*Given problem*
From the listing below, copy only the lines running from the line that contains "Generate a Python" to the line that contains "import plotly.graph_objects as go", both included.

____________

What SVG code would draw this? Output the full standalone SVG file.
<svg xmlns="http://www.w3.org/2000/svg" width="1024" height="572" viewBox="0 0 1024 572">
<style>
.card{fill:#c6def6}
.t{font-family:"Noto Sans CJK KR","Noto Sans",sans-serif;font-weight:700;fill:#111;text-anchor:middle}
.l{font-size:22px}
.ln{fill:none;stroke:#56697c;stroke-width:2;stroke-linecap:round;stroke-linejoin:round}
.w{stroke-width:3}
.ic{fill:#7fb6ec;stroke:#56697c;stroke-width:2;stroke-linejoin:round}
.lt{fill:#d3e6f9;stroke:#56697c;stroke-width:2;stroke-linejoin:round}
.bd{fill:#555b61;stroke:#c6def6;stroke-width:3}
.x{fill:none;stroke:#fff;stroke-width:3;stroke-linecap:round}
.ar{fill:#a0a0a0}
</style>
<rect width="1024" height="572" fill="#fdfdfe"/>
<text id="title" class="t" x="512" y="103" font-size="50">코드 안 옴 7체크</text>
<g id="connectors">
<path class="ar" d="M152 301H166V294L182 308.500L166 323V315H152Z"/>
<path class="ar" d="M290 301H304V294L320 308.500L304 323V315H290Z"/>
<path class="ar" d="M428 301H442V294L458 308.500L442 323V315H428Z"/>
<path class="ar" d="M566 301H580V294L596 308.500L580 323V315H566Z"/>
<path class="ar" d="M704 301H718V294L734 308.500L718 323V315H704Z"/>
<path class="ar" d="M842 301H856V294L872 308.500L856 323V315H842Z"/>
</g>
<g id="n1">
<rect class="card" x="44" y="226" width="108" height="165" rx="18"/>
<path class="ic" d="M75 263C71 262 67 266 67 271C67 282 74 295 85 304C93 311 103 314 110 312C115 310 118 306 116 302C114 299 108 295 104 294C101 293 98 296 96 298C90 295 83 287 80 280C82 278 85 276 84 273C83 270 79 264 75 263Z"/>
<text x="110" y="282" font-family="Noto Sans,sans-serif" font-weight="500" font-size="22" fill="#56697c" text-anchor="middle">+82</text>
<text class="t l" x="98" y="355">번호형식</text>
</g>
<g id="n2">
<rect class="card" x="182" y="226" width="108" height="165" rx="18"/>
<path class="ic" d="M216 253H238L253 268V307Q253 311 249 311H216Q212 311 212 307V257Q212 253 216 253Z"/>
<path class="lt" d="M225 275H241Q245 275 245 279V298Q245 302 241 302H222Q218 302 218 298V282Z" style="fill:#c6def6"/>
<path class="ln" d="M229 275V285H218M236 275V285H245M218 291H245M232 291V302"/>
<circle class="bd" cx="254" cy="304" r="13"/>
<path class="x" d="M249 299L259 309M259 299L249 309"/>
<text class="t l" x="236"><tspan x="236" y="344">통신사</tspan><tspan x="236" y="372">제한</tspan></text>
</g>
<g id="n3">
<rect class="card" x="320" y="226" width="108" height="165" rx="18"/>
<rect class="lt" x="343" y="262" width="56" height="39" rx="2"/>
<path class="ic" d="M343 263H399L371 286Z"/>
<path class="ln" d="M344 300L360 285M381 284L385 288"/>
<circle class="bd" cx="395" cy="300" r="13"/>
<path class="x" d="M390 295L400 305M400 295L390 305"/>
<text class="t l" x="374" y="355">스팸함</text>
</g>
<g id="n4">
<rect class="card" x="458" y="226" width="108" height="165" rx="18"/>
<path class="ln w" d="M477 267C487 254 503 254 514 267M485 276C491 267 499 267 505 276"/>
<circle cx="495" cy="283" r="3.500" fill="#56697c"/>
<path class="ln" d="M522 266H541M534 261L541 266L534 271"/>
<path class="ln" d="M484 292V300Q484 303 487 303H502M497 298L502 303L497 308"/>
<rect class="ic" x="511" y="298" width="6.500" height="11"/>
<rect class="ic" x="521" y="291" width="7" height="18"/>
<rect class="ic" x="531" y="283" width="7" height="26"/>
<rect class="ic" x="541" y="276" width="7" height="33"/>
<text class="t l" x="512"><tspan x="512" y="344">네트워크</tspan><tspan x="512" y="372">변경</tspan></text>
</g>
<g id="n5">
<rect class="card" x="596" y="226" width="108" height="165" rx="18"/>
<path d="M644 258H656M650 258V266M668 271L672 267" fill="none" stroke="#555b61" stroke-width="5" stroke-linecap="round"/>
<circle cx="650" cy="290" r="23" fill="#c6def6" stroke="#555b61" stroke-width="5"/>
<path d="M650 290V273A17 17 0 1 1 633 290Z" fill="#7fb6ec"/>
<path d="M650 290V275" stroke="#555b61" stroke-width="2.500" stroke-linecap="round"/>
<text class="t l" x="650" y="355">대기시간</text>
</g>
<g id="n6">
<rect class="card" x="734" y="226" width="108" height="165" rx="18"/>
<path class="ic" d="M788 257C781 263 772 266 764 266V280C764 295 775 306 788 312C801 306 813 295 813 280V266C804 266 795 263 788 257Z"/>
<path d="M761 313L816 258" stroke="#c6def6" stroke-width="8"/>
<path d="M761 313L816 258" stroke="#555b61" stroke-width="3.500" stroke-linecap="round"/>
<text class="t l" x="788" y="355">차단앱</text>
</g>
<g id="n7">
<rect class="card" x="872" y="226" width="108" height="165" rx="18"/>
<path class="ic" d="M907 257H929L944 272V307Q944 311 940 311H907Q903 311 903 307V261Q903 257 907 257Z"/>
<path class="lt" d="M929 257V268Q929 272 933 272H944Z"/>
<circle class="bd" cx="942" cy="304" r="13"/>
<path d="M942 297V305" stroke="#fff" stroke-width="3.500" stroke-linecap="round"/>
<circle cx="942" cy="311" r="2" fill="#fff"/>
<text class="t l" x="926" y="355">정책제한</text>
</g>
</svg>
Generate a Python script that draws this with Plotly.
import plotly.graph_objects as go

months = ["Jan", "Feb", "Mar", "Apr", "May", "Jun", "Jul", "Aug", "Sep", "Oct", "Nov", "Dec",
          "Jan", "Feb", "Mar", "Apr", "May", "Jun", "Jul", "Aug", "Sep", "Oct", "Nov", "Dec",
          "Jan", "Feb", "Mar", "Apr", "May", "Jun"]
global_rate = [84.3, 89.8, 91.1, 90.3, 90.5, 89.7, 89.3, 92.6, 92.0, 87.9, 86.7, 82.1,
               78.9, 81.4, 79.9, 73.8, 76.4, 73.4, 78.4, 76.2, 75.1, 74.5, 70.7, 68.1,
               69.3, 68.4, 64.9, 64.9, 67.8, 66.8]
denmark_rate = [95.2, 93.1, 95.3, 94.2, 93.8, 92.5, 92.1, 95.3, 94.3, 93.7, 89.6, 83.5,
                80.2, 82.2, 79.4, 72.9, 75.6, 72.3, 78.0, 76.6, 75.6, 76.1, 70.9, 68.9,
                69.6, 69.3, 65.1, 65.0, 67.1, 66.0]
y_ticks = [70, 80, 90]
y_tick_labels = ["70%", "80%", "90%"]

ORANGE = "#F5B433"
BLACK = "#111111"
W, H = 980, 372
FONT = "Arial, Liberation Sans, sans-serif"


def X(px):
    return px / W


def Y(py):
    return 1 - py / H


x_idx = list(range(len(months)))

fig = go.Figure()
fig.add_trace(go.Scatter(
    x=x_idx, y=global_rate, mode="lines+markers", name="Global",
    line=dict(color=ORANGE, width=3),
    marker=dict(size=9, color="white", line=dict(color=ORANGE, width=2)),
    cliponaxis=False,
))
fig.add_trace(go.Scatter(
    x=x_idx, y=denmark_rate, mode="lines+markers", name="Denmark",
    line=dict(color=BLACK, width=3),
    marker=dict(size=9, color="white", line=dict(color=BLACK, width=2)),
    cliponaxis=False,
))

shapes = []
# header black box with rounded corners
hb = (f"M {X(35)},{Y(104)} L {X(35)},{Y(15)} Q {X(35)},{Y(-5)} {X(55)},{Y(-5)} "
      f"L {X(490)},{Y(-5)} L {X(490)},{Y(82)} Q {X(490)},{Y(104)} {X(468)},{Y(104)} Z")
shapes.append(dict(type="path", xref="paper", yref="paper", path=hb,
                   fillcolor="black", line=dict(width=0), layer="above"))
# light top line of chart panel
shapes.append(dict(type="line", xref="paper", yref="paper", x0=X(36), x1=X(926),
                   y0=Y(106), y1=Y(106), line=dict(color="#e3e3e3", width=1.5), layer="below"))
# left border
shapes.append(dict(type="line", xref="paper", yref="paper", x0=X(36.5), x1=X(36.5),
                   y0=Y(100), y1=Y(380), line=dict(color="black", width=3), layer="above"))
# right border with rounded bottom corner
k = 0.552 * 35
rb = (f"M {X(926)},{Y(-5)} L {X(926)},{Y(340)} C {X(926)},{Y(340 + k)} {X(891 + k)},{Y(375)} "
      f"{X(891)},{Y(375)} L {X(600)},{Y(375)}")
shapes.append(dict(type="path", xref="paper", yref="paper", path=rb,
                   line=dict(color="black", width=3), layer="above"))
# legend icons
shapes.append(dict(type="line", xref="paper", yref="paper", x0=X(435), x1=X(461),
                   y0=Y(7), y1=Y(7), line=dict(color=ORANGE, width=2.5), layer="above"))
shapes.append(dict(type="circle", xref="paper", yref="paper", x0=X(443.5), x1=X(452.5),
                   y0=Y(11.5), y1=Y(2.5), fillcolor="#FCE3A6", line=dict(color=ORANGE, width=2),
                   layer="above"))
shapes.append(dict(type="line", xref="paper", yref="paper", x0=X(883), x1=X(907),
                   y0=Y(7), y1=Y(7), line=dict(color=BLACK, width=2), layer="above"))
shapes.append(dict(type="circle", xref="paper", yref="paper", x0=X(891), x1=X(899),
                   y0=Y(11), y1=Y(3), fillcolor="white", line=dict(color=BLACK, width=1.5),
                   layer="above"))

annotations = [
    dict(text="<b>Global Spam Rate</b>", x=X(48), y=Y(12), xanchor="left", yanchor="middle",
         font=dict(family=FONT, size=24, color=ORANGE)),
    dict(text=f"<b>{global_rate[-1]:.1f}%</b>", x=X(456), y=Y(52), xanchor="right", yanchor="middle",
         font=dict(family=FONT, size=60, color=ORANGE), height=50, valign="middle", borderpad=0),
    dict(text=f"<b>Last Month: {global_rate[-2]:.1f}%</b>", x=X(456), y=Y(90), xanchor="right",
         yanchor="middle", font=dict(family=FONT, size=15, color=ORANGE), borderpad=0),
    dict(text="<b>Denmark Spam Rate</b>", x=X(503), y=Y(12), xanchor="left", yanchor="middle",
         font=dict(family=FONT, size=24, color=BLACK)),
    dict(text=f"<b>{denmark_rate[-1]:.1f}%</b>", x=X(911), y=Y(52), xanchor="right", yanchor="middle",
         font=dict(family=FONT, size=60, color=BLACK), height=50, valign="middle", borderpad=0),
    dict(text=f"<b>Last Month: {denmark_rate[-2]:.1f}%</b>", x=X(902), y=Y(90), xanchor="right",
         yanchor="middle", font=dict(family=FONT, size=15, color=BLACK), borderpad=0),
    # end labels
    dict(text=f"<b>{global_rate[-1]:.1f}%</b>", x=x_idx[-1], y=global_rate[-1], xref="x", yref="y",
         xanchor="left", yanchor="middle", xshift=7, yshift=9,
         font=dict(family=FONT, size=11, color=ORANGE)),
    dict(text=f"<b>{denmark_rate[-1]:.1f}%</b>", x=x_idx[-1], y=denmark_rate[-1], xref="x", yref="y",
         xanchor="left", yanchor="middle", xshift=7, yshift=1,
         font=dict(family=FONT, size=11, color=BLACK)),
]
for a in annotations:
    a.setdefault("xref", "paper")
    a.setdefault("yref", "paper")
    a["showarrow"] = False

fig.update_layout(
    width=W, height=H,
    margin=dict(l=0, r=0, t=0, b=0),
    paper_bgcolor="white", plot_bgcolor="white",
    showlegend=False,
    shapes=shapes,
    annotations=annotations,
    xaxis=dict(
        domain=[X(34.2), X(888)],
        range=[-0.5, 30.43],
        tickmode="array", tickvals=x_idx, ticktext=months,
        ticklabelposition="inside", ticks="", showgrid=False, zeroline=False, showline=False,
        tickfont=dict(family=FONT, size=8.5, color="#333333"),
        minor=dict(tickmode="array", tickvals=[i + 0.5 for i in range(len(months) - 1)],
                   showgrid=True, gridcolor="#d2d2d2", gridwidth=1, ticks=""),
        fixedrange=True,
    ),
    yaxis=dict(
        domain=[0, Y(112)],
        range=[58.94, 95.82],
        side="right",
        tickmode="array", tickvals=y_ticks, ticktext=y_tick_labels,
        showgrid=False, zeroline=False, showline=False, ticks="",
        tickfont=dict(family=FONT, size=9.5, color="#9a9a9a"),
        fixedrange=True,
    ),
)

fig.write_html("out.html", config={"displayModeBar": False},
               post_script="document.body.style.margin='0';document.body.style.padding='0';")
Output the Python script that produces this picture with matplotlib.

____________

*Response to the task*
Generate a Python script that draws this with Plotly.
import plotly.graph_objects as go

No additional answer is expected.